Descending from Dramatic Inwardness


Defying historicizing contingencies is among our rarest images of inward freedom. Immune to the decline of authentic reading, personalities burst forth unmatched in language. These miracles of personality startle us with their eminence. The ironies they produce are too large to be seen clearly; despite their grandeur we peddle along propelled by their blazing highlights and intensities. Ardent admirers of their fresh profundity, the comic triumphs of literature forever establish our reliance upon genius.

Inventing through the agency of ironical powers, masters of language swirl us around in such a frenzy that every circumstance results in a matrimony of agreement. Wit and vivacity leads naïve gluttons. Tempered with silence and respect which their stories will inevitably excite, we remain directed toward foreign neighborhoods where amiable youth inherit kingdoms, resolve to take a husband or wife, mourn over melancholy events, and sloth around assuring us that all is well. 

As their lives unfold we are uniformly silent, assuring ourselves that with each turn of the page no ungenerous line shall ever pass our lips as we read along. No genius ever betrays that! Their pomposity wouldn't allow it. The endless vainglory propels le Gloire onward. Pausing one sublime sentence after the next, their stylistic economy befriends us, invites us in, and after many long speeches, earnestly woos us with their happiest satisfactions, disinterest in establishment, and continual courtship for our thoughts. 
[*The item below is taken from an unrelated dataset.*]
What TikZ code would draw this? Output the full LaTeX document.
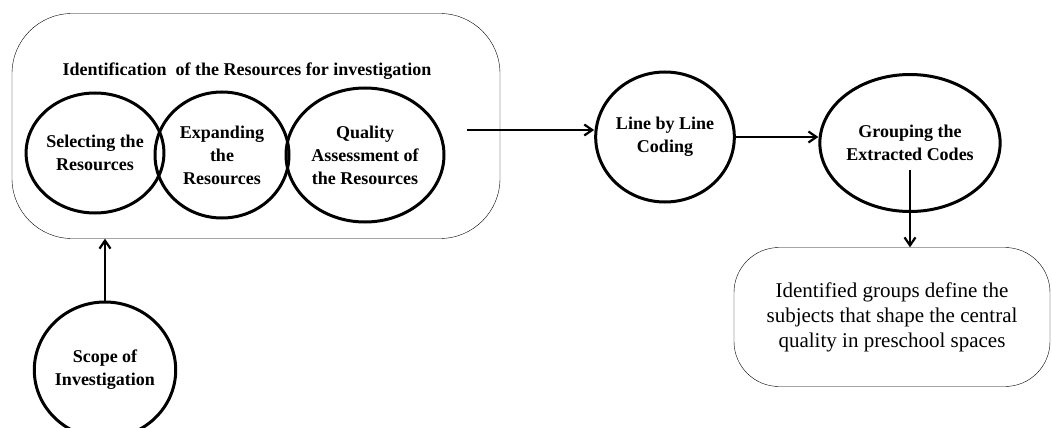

The dance of the inward courtship, the poignance of falling in love with literature, the relationship and lineage that awakens our aesthetic sensibility exalts our soul's autonomy, eloquently beckoning us to dwell on with the warmth of the soft light the candle's flame enlivens. 

It is impossible to conquer passion. Strength, ardor, desire ... rewarded by their own favorable answer, expressed in real colour, which reddens our cheeks, a sense of obligation vows for our sentiments. We read on again and again until we feel gratitude, until a most unconscious arousal overtakes our regard and we again swoon along with the protagonist. 

Leaning against the mantlepiece with eyes transfixed on their faces, we catch their words with resentment, complexity, and surprise. Visible in every atrocity is the appearance of composure, lulled only because we allow their words to flow over us like a heavy blanket of amnesia. Forgetting ourselves we fall asleep with few of the salient aspects of our own personality. The acute inward freedom of individuation seems to be a giving way of our own subjectivity in favor of new moments. Irrespective of who experiences them, our minds feast upon their enduring insights. 

It is no wonder those insistent upon order were superstitious of books. 
There is some truth in what they say.